Problem requirements: Report how many lines hold the word "that"; answer with the number alone.

Supplied material:

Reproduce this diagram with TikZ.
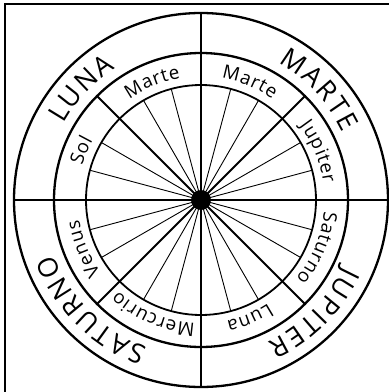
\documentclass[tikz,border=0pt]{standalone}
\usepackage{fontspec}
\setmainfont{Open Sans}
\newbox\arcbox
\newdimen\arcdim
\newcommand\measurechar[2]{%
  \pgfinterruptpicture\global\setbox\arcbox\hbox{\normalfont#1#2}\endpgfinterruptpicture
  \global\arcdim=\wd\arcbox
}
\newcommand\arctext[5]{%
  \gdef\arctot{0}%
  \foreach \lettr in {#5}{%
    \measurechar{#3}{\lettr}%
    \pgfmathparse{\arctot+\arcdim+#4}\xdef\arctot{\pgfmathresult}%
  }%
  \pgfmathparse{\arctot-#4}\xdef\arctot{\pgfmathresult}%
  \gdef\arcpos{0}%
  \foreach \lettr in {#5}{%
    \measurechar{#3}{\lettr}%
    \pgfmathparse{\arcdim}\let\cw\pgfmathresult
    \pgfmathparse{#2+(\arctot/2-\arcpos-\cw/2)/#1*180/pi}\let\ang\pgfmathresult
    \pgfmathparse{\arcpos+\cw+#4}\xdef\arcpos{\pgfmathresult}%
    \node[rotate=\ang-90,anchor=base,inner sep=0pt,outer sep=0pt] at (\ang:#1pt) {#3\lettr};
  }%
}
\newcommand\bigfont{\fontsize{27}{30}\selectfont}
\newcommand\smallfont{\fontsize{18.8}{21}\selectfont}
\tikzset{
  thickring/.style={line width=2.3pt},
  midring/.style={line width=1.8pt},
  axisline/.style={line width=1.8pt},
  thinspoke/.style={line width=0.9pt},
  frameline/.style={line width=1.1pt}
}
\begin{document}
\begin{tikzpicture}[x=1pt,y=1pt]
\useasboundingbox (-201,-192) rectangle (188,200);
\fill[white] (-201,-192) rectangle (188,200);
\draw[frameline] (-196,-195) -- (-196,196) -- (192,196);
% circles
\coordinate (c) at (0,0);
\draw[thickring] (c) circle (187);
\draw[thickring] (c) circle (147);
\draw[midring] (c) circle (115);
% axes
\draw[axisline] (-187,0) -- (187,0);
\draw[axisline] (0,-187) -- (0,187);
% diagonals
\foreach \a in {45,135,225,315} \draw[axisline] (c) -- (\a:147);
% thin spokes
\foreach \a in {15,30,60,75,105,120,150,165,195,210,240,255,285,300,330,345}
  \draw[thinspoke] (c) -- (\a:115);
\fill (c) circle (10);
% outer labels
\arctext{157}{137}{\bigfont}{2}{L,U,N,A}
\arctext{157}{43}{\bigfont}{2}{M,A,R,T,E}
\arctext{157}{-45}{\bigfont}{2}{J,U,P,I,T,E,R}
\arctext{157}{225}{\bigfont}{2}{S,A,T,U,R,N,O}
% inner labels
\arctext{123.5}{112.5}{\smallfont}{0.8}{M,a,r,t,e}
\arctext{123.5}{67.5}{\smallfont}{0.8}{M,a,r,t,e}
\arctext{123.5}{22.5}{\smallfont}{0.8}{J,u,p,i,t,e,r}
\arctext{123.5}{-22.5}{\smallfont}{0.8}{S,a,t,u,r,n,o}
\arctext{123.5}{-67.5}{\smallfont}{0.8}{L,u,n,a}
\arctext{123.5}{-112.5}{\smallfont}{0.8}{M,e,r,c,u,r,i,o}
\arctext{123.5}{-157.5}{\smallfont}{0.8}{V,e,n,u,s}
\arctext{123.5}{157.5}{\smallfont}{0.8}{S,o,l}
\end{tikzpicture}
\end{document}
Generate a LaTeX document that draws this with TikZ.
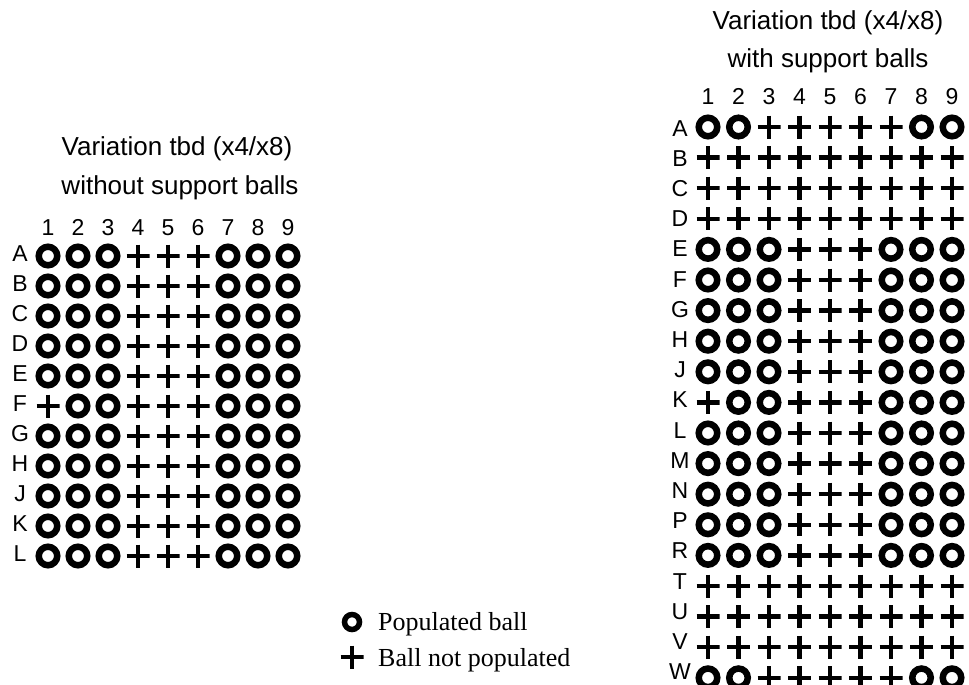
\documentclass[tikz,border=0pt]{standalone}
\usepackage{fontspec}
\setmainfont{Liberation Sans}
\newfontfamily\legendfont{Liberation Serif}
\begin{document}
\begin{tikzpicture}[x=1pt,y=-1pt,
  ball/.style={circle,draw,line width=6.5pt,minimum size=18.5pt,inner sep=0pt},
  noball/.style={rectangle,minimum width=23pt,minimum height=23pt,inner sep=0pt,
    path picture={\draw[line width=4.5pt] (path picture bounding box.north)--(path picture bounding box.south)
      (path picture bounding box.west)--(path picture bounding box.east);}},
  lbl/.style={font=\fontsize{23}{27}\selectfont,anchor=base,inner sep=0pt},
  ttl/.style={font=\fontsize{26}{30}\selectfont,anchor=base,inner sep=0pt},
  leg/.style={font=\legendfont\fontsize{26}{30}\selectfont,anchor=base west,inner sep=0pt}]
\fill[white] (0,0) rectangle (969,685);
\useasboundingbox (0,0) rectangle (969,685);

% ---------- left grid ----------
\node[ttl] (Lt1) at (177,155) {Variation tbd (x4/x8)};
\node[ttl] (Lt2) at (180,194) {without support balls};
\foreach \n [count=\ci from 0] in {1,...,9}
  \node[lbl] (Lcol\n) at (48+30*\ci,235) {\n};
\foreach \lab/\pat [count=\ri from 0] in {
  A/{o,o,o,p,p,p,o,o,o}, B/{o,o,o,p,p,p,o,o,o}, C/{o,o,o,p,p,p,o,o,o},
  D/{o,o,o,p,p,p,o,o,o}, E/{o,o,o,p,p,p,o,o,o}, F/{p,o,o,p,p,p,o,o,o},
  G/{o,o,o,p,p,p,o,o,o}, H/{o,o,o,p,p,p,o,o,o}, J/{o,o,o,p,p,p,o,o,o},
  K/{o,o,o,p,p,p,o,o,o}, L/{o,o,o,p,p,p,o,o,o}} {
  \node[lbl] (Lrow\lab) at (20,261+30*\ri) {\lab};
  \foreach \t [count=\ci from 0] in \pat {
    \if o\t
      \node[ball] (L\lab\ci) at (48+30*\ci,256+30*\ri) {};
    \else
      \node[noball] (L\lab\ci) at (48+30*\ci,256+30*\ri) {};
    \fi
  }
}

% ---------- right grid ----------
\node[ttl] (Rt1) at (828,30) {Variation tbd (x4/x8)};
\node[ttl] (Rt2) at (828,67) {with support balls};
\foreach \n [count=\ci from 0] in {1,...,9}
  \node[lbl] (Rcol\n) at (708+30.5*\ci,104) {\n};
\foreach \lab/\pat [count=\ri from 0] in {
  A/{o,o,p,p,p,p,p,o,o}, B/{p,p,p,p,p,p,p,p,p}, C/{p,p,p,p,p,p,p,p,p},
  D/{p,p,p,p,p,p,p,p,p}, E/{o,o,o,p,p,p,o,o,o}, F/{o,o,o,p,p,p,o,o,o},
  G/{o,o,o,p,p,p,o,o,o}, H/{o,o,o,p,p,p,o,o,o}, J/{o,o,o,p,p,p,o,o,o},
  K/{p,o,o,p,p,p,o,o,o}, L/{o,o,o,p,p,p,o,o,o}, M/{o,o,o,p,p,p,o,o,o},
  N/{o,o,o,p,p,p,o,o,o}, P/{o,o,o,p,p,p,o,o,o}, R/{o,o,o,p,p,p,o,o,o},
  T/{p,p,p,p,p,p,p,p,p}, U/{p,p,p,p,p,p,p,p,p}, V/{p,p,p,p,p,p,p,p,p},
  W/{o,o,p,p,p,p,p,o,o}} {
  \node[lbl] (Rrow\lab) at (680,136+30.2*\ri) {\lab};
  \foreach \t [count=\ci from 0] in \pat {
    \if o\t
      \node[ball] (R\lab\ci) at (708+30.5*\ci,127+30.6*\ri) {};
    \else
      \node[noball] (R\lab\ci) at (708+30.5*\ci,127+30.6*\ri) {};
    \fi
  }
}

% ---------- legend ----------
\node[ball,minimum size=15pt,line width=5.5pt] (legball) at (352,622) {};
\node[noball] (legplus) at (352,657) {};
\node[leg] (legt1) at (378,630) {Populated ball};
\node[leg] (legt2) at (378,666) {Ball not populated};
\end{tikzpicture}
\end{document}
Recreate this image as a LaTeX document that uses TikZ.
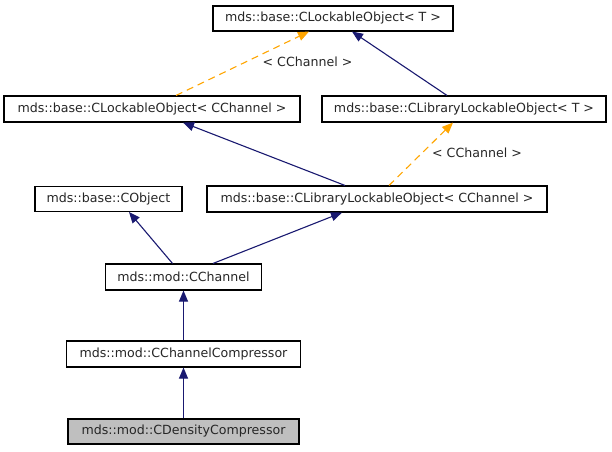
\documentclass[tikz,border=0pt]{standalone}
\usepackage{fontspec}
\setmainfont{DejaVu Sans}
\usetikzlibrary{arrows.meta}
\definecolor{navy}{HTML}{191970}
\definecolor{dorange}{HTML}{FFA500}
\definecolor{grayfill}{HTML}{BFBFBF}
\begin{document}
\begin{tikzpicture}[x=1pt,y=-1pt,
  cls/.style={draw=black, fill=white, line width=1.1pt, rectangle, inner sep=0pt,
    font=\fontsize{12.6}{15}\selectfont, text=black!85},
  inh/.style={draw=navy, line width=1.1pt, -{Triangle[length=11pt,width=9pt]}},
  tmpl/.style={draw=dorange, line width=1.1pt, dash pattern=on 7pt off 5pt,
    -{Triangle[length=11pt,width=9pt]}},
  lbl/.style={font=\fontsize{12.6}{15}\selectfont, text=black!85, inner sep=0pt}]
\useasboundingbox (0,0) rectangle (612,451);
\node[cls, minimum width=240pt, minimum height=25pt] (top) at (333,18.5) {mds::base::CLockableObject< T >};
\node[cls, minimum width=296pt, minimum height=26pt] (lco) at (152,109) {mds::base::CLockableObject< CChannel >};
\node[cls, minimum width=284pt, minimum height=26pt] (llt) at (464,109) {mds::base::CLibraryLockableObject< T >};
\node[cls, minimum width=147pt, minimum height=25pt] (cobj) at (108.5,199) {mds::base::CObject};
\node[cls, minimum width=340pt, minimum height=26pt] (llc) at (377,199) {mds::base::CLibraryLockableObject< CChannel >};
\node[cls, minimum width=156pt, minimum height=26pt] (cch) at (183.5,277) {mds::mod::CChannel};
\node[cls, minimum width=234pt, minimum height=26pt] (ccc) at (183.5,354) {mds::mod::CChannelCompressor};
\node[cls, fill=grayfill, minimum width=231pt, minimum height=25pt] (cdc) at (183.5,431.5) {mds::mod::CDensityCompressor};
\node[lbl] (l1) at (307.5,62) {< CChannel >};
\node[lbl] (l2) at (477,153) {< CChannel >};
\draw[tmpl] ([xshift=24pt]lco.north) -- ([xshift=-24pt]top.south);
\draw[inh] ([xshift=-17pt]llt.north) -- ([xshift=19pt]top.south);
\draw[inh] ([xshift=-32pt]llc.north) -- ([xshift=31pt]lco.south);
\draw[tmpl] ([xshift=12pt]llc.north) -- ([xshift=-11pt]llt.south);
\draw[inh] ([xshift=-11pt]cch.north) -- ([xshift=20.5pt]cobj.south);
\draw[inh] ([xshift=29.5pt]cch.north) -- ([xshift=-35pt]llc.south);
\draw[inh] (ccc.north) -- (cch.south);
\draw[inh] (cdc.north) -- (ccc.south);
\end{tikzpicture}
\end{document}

Exercise solution: 2